- [Records to process]
────────
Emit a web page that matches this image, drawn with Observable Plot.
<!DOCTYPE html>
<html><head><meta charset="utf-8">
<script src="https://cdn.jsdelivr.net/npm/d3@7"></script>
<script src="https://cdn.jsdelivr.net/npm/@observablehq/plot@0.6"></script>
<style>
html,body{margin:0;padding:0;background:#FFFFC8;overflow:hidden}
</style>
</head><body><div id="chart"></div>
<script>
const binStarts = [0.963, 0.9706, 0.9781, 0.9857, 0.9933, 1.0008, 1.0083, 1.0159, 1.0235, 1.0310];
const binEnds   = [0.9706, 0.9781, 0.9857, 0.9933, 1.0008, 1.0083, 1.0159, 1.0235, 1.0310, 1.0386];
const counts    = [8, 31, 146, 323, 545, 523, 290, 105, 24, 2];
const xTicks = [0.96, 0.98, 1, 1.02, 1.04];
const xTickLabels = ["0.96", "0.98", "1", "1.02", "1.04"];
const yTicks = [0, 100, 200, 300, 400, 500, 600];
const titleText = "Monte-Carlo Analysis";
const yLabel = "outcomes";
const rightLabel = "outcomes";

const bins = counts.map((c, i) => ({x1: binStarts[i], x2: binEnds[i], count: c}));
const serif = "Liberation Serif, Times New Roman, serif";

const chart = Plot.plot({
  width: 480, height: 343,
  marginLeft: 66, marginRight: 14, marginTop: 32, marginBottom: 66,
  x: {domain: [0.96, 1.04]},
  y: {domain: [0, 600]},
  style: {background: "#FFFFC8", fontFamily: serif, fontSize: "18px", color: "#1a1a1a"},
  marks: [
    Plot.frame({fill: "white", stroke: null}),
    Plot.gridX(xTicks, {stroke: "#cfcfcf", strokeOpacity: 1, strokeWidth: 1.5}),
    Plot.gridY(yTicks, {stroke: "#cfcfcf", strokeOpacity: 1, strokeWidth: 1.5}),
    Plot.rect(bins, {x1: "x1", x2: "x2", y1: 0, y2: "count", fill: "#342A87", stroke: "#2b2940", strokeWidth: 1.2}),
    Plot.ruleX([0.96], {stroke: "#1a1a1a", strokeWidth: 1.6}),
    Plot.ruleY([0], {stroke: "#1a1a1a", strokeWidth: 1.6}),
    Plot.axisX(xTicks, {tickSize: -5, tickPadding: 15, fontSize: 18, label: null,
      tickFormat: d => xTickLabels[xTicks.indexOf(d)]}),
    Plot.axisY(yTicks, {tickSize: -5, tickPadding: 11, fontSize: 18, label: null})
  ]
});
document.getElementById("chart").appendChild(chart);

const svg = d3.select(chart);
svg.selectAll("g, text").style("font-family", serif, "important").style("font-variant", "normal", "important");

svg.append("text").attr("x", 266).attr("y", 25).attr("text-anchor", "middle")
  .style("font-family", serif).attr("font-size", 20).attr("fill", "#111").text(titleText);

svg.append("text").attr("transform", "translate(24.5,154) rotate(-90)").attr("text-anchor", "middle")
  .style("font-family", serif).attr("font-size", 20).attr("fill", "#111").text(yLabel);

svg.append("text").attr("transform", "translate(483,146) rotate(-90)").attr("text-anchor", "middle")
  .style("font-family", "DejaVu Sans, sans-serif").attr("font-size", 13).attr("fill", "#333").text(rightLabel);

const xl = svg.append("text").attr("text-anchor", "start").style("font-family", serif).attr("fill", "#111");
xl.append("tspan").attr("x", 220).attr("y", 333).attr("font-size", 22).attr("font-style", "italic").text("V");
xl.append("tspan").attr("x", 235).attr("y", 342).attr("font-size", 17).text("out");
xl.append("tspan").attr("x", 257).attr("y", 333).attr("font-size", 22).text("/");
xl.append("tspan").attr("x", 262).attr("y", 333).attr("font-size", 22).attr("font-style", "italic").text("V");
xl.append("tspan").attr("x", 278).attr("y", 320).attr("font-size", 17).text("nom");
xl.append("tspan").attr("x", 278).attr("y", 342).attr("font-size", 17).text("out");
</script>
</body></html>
────────
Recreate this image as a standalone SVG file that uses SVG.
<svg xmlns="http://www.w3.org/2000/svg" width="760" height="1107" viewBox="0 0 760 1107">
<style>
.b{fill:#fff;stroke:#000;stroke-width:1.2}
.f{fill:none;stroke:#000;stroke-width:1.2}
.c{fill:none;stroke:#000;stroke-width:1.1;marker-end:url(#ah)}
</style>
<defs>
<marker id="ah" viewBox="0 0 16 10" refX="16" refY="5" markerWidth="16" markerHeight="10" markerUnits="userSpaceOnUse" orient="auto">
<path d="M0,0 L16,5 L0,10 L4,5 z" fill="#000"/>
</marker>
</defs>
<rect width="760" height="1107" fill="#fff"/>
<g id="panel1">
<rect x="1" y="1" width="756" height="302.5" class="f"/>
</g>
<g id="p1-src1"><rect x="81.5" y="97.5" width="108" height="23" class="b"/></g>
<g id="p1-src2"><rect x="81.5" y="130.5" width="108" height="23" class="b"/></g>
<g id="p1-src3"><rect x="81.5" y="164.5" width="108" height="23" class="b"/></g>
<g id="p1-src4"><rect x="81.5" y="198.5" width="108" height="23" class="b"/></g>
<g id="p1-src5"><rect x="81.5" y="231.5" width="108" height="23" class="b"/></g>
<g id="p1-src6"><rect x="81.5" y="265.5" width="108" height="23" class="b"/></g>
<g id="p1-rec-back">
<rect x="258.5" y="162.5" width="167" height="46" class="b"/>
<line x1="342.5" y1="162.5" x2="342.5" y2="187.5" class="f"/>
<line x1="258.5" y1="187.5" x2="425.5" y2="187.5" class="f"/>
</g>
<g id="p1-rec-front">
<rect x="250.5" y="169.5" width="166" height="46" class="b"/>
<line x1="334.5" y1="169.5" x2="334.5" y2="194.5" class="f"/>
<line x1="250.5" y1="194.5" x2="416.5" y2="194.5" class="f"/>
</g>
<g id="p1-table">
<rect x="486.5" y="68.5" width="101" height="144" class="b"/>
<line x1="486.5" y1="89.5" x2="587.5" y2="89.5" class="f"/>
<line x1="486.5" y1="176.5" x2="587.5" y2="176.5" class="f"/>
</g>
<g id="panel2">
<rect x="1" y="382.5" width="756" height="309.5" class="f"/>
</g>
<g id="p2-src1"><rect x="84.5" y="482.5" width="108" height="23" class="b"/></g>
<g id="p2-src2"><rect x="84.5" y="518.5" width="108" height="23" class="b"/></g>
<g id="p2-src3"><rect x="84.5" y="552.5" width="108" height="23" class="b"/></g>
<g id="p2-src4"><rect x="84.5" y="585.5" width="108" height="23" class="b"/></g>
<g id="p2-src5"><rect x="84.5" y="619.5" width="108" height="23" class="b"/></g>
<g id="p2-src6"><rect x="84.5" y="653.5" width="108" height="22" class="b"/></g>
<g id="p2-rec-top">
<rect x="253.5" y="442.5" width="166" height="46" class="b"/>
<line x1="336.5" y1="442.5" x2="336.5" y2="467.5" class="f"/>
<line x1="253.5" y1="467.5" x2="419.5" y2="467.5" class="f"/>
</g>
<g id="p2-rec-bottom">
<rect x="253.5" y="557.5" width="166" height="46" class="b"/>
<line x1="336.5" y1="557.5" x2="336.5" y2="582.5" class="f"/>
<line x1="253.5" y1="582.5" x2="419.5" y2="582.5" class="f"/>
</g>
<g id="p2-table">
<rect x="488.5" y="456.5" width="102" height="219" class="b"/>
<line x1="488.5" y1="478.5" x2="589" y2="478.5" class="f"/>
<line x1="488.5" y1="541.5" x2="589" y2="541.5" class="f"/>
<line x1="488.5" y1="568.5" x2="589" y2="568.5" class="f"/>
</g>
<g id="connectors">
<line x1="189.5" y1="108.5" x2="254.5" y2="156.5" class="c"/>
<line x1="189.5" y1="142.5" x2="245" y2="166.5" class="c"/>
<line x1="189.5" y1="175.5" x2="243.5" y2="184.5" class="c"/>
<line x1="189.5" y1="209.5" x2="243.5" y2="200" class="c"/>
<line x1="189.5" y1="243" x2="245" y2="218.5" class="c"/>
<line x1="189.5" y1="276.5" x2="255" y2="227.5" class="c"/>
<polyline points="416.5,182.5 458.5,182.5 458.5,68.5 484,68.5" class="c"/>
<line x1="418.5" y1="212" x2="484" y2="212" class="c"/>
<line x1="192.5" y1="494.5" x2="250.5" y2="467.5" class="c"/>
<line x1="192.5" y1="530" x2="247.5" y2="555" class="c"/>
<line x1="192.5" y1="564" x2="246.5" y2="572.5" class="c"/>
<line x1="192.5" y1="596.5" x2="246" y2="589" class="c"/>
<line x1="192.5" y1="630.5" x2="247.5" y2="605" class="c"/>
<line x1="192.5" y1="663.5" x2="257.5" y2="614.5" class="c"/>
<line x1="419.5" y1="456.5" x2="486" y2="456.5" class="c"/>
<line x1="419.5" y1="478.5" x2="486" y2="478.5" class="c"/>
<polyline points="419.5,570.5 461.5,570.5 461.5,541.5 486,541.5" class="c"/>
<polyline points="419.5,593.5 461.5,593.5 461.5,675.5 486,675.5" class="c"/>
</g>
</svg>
────────
Copy each line above that contains the string "image".

Emit a web page that matches this image, drawn with Observable Plot.
Recreate this image as a standalone SVG file that uses SVG.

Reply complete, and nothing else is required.